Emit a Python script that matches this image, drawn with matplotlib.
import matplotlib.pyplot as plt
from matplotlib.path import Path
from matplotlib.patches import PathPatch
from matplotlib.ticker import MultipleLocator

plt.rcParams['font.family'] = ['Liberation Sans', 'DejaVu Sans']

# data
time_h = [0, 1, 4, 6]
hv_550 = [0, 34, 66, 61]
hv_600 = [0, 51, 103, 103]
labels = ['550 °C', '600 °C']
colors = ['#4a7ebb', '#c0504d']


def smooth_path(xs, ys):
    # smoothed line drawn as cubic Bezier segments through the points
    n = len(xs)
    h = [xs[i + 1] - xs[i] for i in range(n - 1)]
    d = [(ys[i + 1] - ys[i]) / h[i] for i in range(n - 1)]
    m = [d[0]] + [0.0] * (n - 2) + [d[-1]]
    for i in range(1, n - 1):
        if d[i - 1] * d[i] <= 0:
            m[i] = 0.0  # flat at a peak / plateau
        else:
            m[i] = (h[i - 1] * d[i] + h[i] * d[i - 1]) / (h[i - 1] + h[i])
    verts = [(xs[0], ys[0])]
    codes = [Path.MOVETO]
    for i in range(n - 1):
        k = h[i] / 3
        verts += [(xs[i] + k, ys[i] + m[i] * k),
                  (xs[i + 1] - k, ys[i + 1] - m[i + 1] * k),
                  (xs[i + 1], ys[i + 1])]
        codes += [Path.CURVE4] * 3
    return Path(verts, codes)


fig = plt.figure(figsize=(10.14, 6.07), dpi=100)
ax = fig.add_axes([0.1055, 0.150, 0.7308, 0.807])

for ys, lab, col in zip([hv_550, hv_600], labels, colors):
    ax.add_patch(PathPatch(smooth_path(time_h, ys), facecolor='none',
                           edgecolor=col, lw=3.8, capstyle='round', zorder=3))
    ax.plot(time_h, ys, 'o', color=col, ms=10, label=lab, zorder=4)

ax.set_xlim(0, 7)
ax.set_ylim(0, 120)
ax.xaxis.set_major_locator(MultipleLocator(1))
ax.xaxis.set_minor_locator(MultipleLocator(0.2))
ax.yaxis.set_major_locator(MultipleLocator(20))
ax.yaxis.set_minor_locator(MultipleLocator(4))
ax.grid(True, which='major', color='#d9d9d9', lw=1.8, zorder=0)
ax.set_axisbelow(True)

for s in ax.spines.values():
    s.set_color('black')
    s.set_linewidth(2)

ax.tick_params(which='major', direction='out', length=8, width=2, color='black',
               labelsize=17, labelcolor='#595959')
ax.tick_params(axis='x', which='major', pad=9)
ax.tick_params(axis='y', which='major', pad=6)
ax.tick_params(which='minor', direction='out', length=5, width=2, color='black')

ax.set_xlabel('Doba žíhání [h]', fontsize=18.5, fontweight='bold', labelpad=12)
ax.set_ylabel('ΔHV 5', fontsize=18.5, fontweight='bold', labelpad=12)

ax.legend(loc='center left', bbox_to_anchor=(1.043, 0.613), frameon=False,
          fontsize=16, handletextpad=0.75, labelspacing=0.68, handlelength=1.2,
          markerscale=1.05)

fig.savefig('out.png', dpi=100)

Exercise instructions: Give the lines again, exactly as they stand, from the beginning of the data through the line with "from matplotlib.ticker import MultipleLocator".

Response to the exercise:
Emit a Python script that matches this image, drawn with matplotlib.
import matplotlib.pyplot as plt
from matplotlib.path import Path
from matplotlib.patches import PathPatch
from matplotlib.ticker import MultipleLocator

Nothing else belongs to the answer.